New Technology Will Help Police Find Bodies Based On Odors


Cadaver dogs searched for more than two days but could not find the body of a young woman who disappeared in 2000 while jogging in a Nashville park. A day later, a searcher spotted the body in a place the highly trained dogs had been, says The Tennessean. The body was too badly decomposed to determine a cause of death. “The dogs should have been able to seek the body out due to the decompositional odor,” said Metro Police Sgt. Pat Postiglione. “In this case, they were not able to do it.”
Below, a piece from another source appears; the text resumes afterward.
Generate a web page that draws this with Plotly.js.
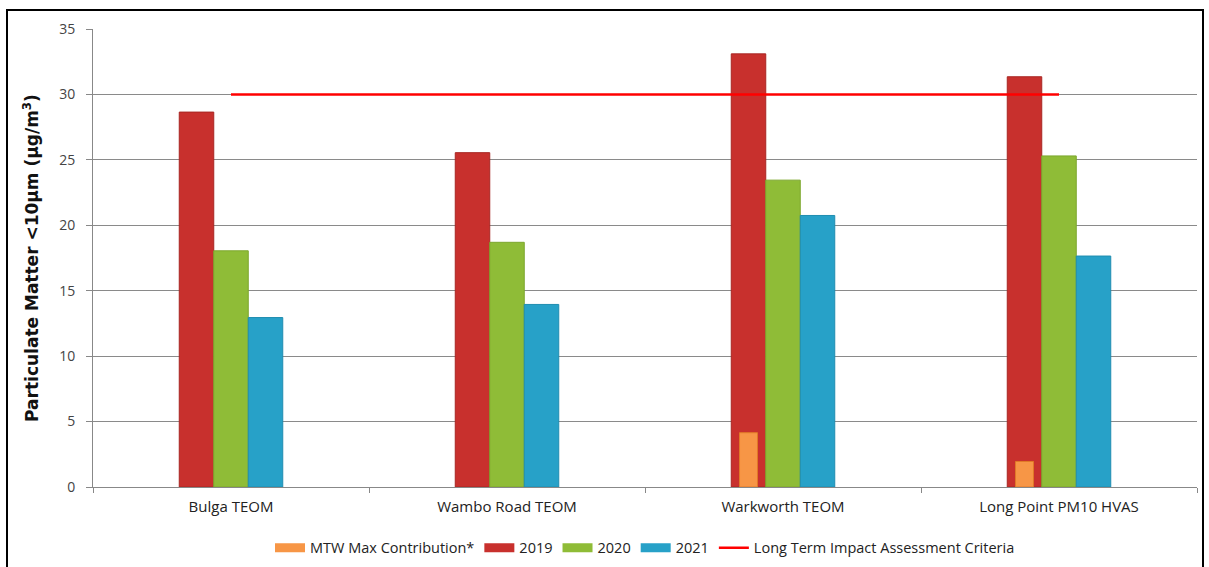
<!DOCTYPE html>
<html>
<head>
<meta charset="utf-8">
<script src="https://cdn.plot.ly/plotly-3.0.1.min.js"></script>
<style>
  html, body { margin: 0; padding: 0; background: #fff; }
  #wrap { position: relative; width: 1209px; height: 567px; overflow: hidden; }
  #chart { position: absolute; left: 0; top: 0; width: 1209px; height: 567px; }
  #frame { position: absolute; left: 6px; top: 9px; width: 1198px; height: 570px; border: 2px solid #000; pointer-events: none; box-sizing: border-box; }
</style>
</head>
<body>
<div id="wrap">
  <div id="chart"></div>
  <div id="frame"></div>
</div>
<script>
const categories = ["Bulga TEOM", "Wambo Road TEOM", "Warkworth TEOM", "Long Point PM10 HVAS"];
const mtwMax = [null, null, 4.15, 1.95];
const y2019 = [28.65, 25.55, 33.1, 31.35];
const y2020 = [18.05, 18.7, 23.45, 25.3];
const y2021 = [12.95, 13.95, 20.75, 17.65];
const criteria = [30, 30, 30, 30];
const seriesNames = ["MTW Max Contribution*", "2019", "2020", "2021", "Long Term Impact Assessment Criteria"];

const colors = { mtw: '#F79646', y19: '#C8302D', y20: '#8FBC37', y21: '#27A1C8', crit: '#FF0000' };
const font = "'Open Sans', sans-serif";
const bw = 0.125;

const traces = [
  { type: 'bar', name: seriesNames[1], x: categories, y: y2019, width: bw, offset: -1.5 * bw,
    marker: { color: colors.y19, line: { color: '#A82623', width: 1 } }, showlegend: false },
  { type: 'bar', name: seriesNames[2], x: categories, y: y2020, width: bw, offset: -0.5 * bw,
    marker: { color: colors.y20, line: { color: '#7CA72D', width: 1 } }, showlegend: false },
  { type: 'bar', name: seriesNames[3], x: categories, y: y2021, width: bw, offset: 0.5 * bw,
    marker: { color: colors.y21, line: { color: '#1F8DB0', width: 1 } }, showlegend: false },
  { type: 'bar', name: seriesNames[0], x: categories, y: mtwMax, width: 0.065, offset: -bw - 0.0325,
    marker: { color: colors.mtw, line: { color: '#E07A28', width: 1 } }, showlegend: false },
  { type: 'scatter', mode: 'lines', name: seriesNames[4], x: categories, y: criteria,
    line: { color: colors.crit, width: 2.5 }, showlegend: false }
];

// legend entries (wide swatches like the original)
const legendColors = [colors.mtw, colors.y19, colors.y20, colors.y21, colors.crit];
seriesNames.forEach((n, i) => {
  traces.push({
    type: 'scatter', mode: 'lines', name: n, x: [categories[0]], y: [null],
    line: { color: legendColors[i], width: i === 4 ? 2.5 : 9 },
    showlegend: true, legendrank: i + 1, hoverinfo: 'skip'
  });
});

const layout = {
  width: 1209, height: 567,
  margin: { l: 93, r: 12, t: 29, b: 80, autoexpand: false },
  paper_bgcolor: '#fff', plot_bgcolor: '#fff',
  barmode: 'overlay',
  showlegend: true,
  font: { family: font, size: 13, color: '#222' },
  xaxis: {
    type: 'category', showgrid: false, showline: true, linecolor: '#888', linewidth: 1,
    ticks: 'outside', tickson: 'boundaries', ticklen: 5, tickcolor: '#888',
    ticklabelstandoff: 6,
    tickfont: { family: font, size: 15, color: '#222' }, range: [-0.5, 3.5], fixedrange: true
  },
  yaxis: {
    range: [0, 35], dtick: 5, showgrid: true, gridcolor: '#8a8a8a', gridwidth: 1,
    showline: true, linecolor: '#888', linewidth: 1, ticks: 'outside', ticklen: 6, tickcolor: '#888',
    ticklabelstandoff: 8,
    zeroline: false, tickfont: { family: font, size: 14, color: '#444' },
    title: { text: '<b>Particulate Matter &lt;10µm (µg/m<sup>3</sup>)</b>', font: { family: "'DejaVu Sans', sans-serif", size: 17, color: '#111' }, standoff: 16 }
  },
  legend: {
    orientation: 'h', x: 0.5, xanchor: 'center', xref: 'paper',
    y: 0.034, yanchor: 'middle', yref: 'container',
    traceorder: 'normal', font: { family: font, size: 14.5, color: '#222' },
    itemwidth: 30, bgcolor: 'rgba(0,0,0,0)'
  }
};

Plotly.newPlot('chart', traces, layout, { staticPlot: true, displayModeBar: false });
</script>
</body>
</html>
New technology in development 150 miles from Nashville could serve as an electronic nose when a canine’s doesn’t do the job. Researchers at the Oak Ridge National Laboratory are a few months away from completing a prototype that can detect the unique combination of chemicals the human body emits as it breaks down after death. The detector, which looks and works like a metal detector, should cost about $2,000. The scientists want to ensure it’s not out of reach for even the smallest police departments that lack quick access to well-trained cadaver dogs. Anything to improve the odds is a welcome tool for Postiglione, who investigates decades-old murders as a cold case detective.”There are missing persons over the years who disappeared as far back as the 1980s that are still missing and believed to be dead,” Postiglione said. “But there’s no proof of that.”